The idea of belonging is entrenched with the very idea of our existence. Our families, our friends, and our communities inform how we are in this world, and we take cues from our environment to know how to behave ourselves. When the idea of belonging is shaken up, our identity suffers, and we are out of balance with the world. It is difficult to navigate your every day when you don’t know where you are, and having identity trauma is like being dropped off in the middle of nowhere with no map and no clues on how to get to where you have to be. As a child I’d often had those feelings of not having any clues and of missing the crucial map that would explain the point of being here, on this earth. I do not believe in souls, but Lost Soul is a good way to explain how I’ve felt for majority of my life. I know I was searching for something, but I did not know what that thing was. Today, I know I was searching for belonging.
Why do people use drugs and alcohol? For a variety of reasons, the most popular fable being that it’s to take the edge off, to relax and to reward yourself, and to feel like part of the group (belonging). Friday night drinks, drinks after work, drinks at parties and get-togethers—all of that is so innocent and encouraged in our culture, but for people like me, those times were the times when I was finally able to escape my blind search.
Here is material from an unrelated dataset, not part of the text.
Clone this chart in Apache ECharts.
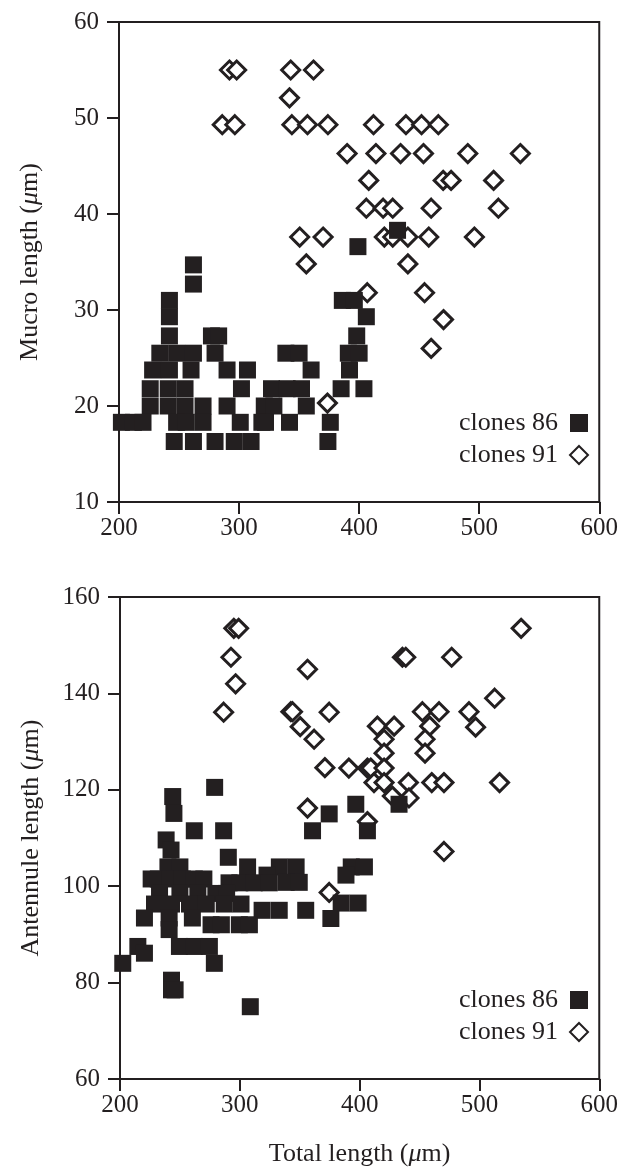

Me taking the edge off was quite literally no longer standing on the edge, but being able to quiet the noise in my head that screamed that there was something wrong. Imagine going your entire life with that mantra stuck in your head, “something is wrong, something is wrong with me.” People with trauma understand what that feels like, their brain is quite literally trying to alert them to danger that does not exist but that feels very real. It is an on-going fight-or-flight response and there’s no reprieve unless you address it through healing/recovery, or you numb it with substances.
Under the influence, I didn’t have to worry if I appeared “strange” or if there was something about me that told others I was not like them. The shame that was with me from my early age would get diminished and my inhibitions would be removed so I didn’t stress over whether I belonged or not. A party or a work situation or even home, while under the influence, I could check out of my reality, which was the reality of never feeling comfortable in my own skin. I know most people go through those emotions, and no one is 100-per cent confident all the time, but it’s exhausting when you’re operating in the red just to try to keep up. But there I was, operating in the red while developing a successful career, becoming a husband and a father and a homeowner. There I was, living a lie of pretending to be just fine, when inside I was tormented about what others thought of me and if they noticed that I was different.
I cannot tell you the relief I felt after I got sober and after I finally started to address the issues of belonging and how I’ve fit into the world. Getting sober, I was finally getting the pieces of that missing map. Staying sober and in check with my reality, I knew that eventually I would have enough landmarks to piece it all together. I know this sounds abstract but that’s how my life was—just a disarrangement and then rearrangement of the parts that made no sense that suddenly made all the sense. Putting it all together took me years, but it was totally worth it. Am I now absolutely sure that I’m in the right place and with the right people? I think so. I feel safe and I feel loved and I feel that I am able to give love to others. I welcome people into my world and I am welcomed into theirs. I feel like I belong and I know that I have the ability to make others feel the same when they are around me. I wouldn’t trade it for a moment of that drunken so-called bliss.